New Zealand psychology academic

Kerry Chamberlain is a Professor of Social and Health Psychology at Massey University, New Zealand. He is a critical health psychologist who has been prominent internationally in promoting qualitative research within health psychology. His main research interests include health in everyday life and understanding of disadvantage.

==Career==
Chamberlain has an MA from University of Canterbury, New Zealand. Chamberlain has published extensively on qualitative research, health psychology and quality of life. His research interests include:

- food and health
- media and health
- the meanings of medication
- everyday illness

"He utilises mainly qualitative research methodologies in his research, predominantly critical discursive approaches, and innovative approaches, such as photo-elicitation, diaries, maps, and the use of material objects like personal possessions and photographs, to reveal the materiality and social practices of everyday life." He has received a Marsden grant to fund his research of the social meaning of medications.

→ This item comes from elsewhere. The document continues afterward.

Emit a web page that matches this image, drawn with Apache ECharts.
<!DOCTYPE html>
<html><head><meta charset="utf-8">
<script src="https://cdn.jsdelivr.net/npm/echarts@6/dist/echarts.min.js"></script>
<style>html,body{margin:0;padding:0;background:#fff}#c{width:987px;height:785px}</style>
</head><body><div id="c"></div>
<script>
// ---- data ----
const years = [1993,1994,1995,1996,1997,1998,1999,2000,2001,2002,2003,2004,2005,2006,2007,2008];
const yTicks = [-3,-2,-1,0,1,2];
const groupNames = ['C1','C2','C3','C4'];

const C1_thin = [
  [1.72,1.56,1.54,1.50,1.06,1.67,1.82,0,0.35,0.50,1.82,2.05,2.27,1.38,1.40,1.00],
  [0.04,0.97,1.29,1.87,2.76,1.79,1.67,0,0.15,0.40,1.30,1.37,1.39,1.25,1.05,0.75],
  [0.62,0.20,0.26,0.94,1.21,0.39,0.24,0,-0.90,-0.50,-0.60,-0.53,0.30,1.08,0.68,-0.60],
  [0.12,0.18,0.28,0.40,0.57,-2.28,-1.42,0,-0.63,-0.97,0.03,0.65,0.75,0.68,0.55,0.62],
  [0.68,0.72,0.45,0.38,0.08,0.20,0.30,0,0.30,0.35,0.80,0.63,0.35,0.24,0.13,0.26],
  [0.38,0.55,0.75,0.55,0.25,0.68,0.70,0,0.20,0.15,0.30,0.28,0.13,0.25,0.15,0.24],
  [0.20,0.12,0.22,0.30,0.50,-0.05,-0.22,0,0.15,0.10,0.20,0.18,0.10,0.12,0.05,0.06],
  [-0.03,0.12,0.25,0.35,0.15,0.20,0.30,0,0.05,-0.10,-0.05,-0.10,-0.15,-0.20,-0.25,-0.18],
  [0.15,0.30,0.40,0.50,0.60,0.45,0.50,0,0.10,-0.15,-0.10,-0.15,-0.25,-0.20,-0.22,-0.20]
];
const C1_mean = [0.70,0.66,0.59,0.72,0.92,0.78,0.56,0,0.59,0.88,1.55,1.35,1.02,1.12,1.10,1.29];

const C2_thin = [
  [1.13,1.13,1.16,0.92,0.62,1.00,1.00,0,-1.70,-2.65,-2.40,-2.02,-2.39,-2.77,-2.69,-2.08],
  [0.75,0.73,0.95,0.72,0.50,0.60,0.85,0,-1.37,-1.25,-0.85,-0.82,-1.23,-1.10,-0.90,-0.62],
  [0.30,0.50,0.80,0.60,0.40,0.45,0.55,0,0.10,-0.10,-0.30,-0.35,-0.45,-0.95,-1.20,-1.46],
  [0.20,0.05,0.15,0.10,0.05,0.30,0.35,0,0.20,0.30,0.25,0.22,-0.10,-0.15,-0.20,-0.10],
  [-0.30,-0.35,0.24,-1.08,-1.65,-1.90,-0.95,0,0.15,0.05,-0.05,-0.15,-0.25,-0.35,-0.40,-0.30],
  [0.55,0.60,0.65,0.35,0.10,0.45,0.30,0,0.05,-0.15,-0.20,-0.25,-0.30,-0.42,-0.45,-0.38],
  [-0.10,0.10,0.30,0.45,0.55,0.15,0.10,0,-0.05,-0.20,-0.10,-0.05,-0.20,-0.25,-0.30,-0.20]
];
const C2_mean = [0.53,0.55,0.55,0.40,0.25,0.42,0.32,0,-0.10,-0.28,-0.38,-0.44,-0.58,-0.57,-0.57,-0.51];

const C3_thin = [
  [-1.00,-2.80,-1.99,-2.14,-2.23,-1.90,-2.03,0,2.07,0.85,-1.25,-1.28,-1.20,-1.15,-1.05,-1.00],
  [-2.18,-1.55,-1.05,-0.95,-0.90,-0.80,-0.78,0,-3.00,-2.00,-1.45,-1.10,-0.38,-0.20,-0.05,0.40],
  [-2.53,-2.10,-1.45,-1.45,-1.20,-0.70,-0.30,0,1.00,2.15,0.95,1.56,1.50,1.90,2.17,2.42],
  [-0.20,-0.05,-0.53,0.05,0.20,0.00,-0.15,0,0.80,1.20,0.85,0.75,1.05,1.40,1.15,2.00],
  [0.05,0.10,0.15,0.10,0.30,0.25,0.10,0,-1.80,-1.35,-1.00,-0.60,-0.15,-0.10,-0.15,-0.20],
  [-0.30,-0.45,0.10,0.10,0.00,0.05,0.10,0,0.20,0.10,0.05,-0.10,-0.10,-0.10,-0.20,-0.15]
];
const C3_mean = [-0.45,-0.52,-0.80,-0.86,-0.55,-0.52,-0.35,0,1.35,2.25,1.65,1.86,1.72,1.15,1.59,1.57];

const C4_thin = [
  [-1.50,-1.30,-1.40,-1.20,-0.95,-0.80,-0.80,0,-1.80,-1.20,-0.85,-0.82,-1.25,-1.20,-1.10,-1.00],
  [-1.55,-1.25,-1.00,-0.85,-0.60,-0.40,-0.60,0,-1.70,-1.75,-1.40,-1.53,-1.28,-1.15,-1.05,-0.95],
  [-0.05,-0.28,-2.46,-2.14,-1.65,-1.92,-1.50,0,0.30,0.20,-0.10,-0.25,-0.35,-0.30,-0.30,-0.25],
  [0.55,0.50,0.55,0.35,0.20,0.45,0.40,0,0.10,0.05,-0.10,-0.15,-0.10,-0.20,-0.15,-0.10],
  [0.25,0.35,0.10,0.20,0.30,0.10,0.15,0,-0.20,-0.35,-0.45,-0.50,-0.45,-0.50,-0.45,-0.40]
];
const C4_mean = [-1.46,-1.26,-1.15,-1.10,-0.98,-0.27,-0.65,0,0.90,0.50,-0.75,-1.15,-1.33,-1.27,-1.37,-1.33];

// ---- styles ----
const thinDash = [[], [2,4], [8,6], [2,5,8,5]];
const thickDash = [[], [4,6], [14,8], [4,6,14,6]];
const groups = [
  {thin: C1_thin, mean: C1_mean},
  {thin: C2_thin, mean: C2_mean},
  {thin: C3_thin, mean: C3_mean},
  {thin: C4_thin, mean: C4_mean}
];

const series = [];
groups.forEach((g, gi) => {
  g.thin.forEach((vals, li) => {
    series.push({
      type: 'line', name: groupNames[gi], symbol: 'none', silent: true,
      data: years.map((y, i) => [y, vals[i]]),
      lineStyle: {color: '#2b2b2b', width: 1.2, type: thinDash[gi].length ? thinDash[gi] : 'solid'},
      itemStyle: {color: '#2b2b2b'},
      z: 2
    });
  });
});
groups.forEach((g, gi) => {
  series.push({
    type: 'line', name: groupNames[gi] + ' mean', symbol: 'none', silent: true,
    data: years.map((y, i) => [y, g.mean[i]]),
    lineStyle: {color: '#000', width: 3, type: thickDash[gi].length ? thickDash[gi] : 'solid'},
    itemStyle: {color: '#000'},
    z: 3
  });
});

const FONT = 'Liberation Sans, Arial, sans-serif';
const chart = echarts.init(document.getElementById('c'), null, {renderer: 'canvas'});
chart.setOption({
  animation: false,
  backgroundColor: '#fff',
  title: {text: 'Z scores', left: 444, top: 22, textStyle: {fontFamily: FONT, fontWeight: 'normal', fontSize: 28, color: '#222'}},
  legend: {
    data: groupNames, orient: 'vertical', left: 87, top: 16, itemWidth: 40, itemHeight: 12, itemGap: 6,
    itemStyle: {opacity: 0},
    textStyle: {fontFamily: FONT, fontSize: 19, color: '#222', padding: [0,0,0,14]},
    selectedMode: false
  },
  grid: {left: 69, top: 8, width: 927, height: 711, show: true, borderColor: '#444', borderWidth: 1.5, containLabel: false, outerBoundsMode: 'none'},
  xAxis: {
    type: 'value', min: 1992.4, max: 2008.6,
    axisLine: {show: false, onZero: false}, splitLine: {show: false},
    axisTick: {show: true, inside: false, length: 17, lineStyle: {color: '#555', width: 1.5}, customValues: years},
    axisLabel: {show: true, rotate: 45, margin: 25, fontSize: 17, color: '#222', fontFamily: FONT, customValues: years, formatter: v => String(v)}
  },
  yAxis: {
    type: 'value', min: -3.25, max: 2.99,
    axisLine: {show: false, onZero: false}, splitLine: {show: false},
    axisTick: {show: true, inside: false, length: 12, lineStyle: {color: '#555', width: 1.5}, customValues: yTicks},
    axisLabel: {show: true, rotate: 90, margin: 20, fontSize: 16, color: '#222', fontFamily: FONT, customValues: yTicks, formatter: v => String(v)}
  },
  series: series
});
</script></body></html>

Chamberlain was one of the founding members, and as of 2018 is the Communication Co-ordinator of the International Society of Critical Health Psychology. In 2011, he became a Fellow of the European Health Psychology Society. He "was awarded the fellowship in recognition of his research publications in health psychology, his work in establishing health psychology in New Zealand, his contributions to establishing and developing the International Society of Critical Health Psychology, and his support of the activities of the European Health Psychology Society." Chamberlain is the associate editor of the society's journal Psychology and Health.

== NZ Skeptics ==
Chamberlain was one of the seven founding members of NZ Skeptics. The organisation was founded on February 6, 1986, at University of Canterbury.